Problem description.
From the records below, copy every line that contains the word "this".

Given records.
start

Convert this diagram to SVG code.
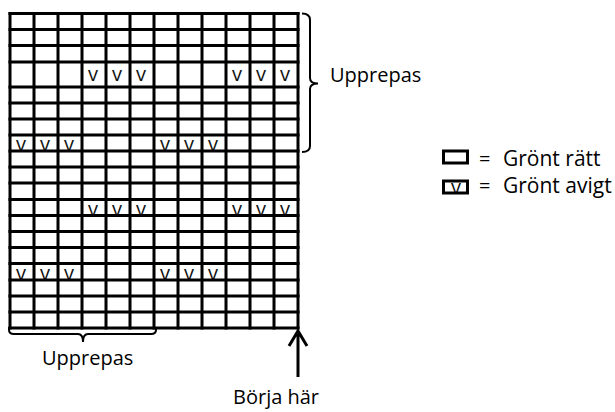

end
start

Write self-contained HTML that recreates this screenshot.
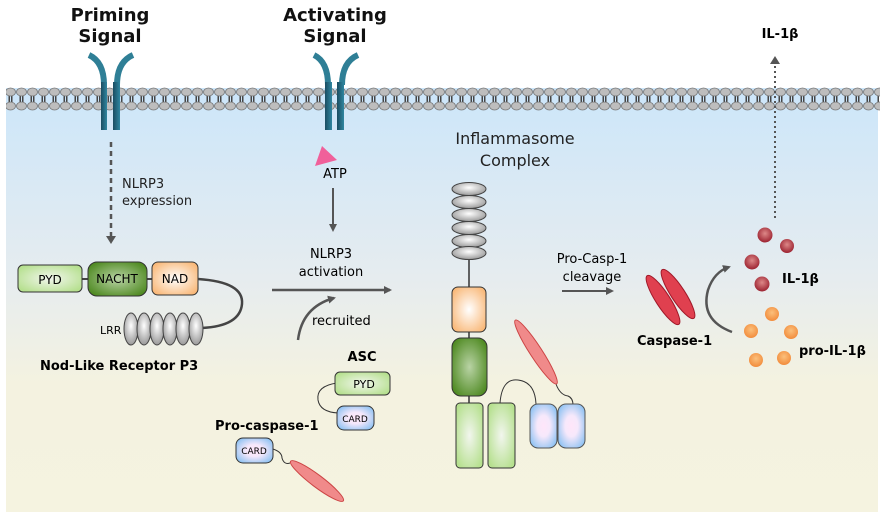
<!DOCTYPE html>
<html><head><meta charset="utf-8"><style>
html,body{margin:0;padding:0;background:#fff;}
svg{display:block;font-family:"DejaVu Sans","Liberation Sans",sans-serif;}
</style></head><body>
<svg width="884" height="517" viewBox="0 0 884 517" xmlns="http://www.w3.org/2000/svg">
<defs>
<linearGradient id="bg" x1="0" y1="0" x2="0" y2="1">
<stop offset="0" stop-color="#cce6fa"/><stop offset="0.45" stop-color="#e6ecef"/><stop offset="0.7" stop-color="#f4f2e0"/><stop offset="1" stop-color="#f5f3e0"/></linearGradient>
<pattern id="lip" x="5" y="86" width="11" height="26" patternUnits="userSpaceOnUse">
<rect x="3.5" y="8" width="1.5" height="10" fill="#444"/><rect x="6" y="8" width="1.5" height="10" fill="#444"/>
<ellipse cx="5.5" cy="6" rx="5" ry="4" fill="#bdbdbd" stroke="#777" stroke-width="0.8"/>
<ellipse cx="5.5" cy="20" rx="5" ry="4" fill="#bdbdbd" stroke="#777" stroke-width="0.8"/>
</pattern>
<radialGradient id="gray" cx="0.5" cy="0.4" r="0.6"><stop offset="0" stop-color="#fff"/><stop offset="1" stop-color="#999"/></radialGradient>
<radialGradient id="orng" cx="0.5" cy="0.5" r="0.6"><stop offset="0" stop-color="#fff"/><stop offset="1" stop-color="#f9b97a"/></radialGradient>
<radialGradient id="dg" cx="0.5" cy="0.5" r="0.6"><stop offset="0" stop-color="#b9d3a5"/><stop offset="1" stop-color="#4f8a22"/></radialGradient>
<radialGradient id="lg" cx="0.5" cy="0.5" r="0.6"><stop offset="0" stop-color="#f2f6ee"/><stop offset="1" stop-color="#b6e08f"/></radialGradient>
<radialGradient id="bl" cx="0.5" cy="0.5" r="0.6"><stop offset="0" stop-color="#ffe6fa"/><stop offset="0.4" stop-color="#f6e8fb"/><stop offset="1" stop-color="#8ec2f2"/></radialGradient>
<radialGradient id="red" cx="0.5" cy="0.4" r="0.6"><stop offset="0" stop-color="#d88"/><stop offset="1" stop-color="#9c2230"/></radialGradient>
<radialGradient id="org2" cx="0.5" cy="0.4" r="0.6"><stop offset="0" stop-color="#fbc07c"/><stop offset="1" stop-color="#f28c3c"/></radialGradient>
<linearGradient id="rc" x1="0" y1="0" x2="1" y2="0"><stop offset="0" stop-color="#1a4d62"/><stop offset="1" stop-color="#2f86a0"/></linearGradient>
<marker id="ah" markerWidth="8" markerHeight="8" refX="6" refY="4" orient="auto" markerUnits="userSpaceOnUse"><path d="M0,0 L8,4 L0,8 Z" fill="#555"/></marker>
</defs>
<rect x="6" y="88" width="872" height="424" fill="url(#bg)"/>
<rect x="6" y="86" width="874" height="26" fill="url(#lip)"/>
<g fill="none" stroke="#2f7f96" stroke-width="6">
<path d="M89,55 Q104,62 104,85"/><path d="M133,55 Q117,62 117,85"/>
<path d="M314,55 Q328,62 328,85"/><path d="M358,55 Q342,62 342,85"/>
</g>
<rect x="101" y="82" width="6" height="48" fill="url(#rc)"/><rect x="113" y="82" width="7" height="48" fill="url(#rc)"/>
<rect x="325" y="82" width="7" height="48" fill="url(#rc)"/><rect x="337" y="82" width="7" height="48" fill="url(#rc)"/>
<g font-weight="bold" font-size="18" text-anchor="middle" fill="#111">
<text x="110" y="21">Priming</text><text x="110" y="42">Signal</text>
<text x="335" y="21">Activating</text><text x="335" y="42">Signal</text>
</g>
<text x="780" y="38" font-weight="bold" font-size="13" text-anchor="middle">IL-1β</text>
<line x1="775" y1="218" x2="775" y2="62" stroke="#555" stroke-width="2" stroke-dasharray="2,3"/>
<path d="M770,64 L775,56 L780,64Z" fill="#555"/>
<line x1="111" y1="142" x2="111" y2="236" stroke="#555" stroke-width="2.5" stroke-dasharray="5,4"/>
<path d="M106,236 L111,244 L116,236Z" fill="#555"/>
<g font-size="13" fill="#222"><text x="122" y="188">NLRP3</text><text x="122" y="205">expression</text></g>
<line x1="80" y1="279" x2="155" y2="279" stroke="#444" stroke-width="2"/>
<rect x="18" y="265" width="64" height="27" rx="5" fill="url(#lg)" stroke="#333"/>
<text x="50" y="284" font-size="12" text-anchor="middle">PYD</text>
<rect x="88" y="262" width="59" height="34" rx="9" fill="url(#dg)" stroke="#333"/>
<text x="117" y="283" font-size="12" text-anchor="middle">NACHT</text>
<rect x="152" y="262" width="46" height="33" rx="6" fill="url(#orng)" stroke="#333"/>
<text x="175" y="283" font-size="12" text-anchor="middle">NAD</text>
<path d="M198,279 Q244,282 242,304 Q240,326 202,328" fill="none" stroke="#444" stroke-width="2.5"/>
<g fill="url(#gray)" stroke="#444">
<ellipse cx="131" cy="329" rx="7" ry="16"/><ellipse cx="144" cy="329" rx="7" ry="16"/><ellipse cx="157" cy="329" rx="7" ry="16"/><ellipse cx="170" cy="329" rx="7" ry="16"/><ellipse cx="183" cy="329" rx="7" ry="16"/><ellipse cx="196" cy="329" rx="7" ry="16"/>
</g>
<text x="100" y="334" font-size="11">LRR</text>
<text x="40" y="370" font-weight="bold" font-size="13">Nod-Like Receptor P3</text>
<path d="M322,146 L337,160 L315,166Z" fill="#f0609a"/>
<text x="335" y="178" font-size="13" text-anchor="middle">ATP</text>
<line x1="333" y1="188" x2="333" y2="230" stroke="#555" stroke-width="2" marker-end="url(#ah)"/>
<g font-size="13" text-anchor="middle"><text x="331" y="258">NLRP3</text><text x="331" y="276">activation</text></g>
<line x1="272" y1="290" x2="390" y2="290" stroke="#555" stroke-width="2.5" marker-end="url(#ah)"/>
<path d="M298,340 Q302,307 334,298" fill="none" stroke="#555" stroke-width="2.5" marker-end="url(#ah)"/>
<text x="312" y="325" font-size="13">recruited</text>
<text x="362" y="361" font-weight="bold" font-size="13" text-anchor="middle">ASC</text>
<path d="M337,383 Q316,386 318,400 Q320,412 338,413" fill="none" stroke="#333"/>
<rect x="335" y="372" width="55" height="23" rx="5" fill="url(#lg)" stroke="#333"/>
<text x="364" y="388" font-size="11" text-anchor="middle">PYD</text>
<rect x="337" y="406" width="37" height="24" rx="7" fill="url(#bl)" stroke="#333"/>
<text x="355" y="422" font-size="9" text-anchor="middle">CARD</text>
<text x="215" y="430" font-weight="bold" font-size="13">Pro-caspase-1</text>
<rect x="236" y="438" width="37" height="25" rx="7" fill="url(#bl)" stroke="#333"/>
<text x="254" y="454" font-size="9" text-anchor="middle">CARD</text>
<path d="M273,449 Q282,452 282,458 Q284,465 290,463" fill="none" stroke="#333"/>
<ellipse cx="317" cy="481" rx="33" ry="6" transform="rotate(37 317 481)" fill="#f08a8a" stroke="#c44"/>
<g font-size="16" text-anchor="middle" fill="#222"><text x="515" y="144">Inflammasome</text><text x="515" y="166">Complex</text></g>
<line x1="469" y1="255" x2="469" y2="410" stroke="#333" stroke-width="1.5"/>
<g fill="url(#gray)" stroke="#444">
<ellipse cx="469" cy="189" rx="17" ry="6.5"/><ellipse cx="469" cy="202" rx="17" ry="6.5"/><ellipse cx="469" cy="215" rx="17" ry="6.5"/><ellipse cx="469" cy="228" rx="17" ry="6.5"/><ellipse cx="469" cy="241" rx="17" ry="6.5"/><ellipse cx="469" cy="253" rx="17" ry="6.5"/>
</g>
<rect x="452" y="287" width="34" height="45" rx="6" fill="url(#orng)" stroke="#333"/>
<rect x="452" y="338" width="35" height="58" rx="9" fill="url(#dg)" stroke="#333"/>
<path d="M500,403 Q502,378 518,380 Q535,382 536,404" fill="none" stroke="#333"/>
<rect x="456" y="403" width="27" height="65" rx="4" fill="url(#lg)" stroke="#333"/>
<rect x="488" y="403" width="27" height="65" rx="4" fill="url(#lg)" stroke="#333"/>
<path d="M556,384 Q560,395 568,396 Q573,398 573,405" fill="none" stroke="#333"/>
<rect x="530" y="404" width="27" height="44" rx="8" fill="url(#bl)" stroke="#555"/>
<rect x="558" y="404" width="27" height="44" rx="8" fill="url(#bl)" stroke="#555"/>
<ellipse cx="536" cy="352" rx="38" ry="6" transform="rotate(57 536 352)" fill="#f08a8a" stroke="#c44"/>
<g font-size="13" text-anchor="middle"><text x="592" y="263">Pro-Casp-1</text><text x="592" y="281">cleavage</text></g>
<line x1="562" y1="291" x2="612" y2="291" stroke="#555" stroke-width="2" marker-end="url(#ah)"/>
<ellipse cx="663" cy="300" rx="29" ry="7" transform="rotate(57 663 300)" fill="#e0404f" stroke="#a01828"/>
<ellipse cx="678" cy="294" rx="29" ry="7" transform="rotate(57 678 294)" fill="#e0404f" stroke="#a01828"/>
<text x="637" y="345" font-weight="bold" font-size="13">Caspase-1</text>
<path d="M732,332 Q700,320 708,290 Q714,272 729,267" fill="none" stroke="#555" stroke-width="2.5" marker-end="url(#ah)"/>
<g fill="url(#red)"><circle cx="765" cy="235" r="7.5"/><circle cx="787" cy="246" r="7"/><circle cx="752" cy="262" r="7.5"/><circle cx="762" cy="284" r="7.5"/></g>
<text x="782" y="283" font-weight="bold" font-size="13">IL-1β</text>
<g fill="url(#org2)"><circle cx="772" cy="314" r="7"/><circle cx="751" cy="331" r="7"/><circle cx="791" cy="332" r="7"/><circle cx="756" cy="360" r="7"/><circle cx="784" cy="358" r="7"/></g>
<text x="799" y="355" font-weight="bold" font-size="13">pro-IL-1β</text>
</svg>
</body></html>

end

Exercise result.
Convert this diagram to SVG code.
Write self-contained HTML that recreates this screenshot.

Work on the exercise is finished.